STATED PROBLEM:
Everything from the first line of the data through the line with "PL, PT, PR, PB = 142, 32, 23, 296" is to be echoed exactly, minus the pictures.

DATA LINES:
——
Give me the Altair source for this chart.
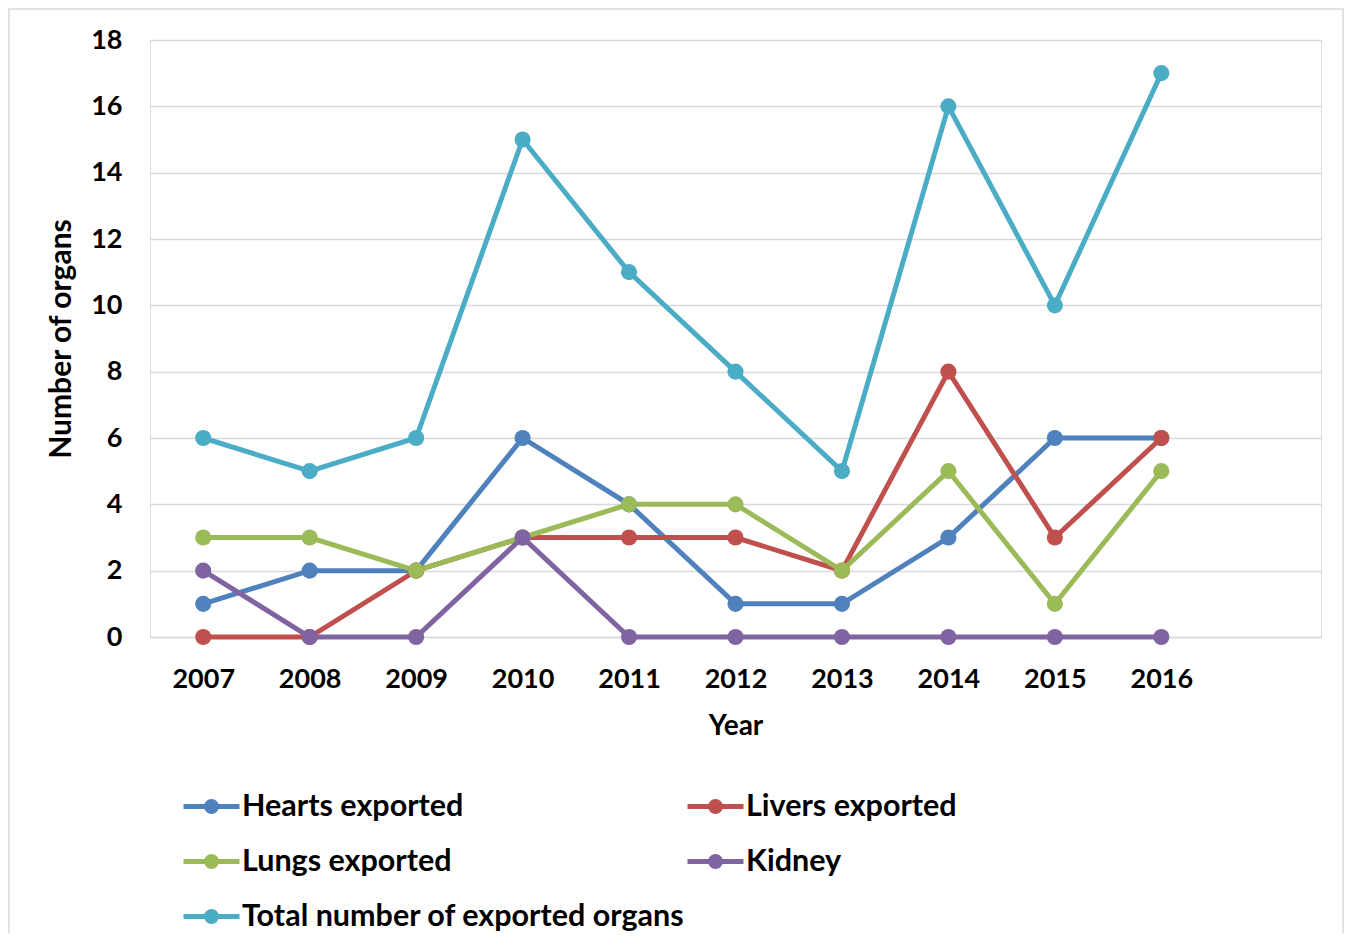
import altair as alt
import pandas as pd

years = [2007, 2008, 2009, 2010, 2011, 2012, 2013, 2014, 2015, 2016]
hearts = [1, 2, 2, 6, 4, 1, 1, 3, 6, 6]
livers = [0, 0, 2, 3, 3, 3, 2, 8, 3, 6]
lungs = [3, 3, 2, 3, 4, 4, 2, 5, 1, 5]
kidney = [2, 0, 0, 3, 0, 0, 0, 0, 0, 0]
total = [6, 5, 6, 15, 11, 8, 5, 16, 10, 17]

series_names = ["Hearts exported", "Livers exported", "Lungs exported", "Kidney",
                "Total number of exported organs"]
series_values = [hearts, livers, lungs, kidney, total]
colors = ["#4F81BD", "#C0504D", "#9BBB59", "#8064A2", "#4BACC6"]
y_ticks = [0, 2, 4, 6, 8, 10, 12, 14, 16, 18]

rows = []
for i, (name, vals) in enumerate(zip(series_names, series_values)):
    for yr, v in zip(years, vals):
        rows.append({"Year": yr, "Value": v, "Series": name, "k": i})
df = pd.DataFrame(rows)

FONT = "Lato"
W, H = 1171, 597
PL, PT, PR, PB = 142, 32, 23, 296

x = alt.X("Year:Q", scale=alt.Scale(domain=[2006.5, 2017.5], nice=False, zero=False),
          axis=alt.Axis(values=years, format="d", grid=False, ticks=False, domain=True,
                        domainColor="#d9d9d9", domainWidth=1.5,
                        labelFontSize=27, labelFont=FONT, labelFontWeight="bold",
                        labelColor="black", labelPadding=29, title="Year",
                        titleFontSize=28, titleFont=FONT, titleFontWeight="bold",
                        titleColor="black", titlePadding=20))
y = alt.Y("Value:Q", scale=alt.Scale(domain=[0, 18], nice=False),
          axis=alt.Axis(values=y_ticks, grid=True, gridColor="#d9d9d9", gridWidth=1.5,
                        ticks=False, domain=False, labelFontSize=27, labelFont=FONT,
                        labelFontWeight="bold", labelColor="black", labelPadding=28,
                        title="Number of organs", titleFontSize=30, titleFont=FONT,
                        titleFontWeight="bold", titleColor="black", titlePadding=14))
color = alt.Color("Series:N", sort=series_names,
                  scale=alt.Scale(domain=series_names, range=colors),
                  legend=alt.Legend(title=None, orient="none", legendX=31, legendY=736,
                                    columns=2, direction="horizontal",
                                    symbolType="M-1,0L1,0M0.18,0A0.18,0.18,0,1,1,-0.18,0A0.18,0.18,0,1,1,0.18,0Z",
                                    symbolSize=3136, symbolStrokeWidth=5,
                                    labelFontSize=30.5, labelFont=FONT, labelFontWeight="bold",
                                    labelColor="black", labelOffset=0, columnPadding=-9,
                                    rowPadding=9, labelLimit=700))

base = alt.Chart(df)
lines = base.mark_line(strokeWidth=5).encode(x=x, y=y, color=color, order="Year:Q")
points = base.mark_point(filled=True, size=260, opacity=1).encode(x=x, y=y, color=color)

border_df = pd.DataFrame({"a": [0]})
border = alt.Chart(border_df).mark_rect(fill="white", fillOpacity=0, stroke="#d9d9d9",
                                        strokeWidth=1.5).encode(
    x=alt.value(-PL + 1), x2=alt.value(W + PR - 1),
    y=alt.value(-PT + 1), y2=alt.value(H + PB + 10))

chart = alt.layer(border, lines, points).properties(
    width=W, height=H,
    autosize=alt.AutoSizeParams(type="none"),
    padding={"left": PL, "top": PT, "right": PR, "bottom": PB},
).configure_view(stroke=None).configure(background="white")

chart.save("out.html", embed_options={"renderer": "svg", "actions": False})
——
SOLVED EXERCISE:
Give me the Altair source for this chart.
import altair as alt
import pandas as pd

years = [2007, 2008, 2009, 2010, 2011, 2012, 2013, 2014, 2015, 2016]
hearts = [1, 2, 2, 6, 4, 1, 1, 3, 6, 6]
livers = [0, 0, 2, 3, 3, 3, 2, 8, 3, 6]
lungs = [3, 3, 2, 3, 4, 4, 2, 5, 1, 5]
kidney = [2, 0, 0, 3, 0, 0, 0, 0, 0, 0]
total = [6, 5, 6, 15, 11, 8, 5, 16, 10, 17]

series_names = ["Hearts exported", "Livers exported", "Lungs exported", "Kidney",
                "Total number of exported organs"]
series_values = [hearts, livers, lungs, kidney, total]
colors = ["#4F81BD", "#C0504D", "#9BBB59", "#8064A2", "#4BACC6"]
y_ticks = [0, 2, 4, 6, 8, 10, 12, 14, 16, 18]

rows = []
for i, (name, vals) in enumerate(zip(series_names, series_values)):
    for yr, v in zip(years, vals):
        rows.append({"Year": yr, "Value": v, "Series": name, "k": i})
df = pd.DataFrame(rows)

FONT = "Lato"
W, H = 1171, 597
PL, PT, PR, PB = 142, 32, 23, 296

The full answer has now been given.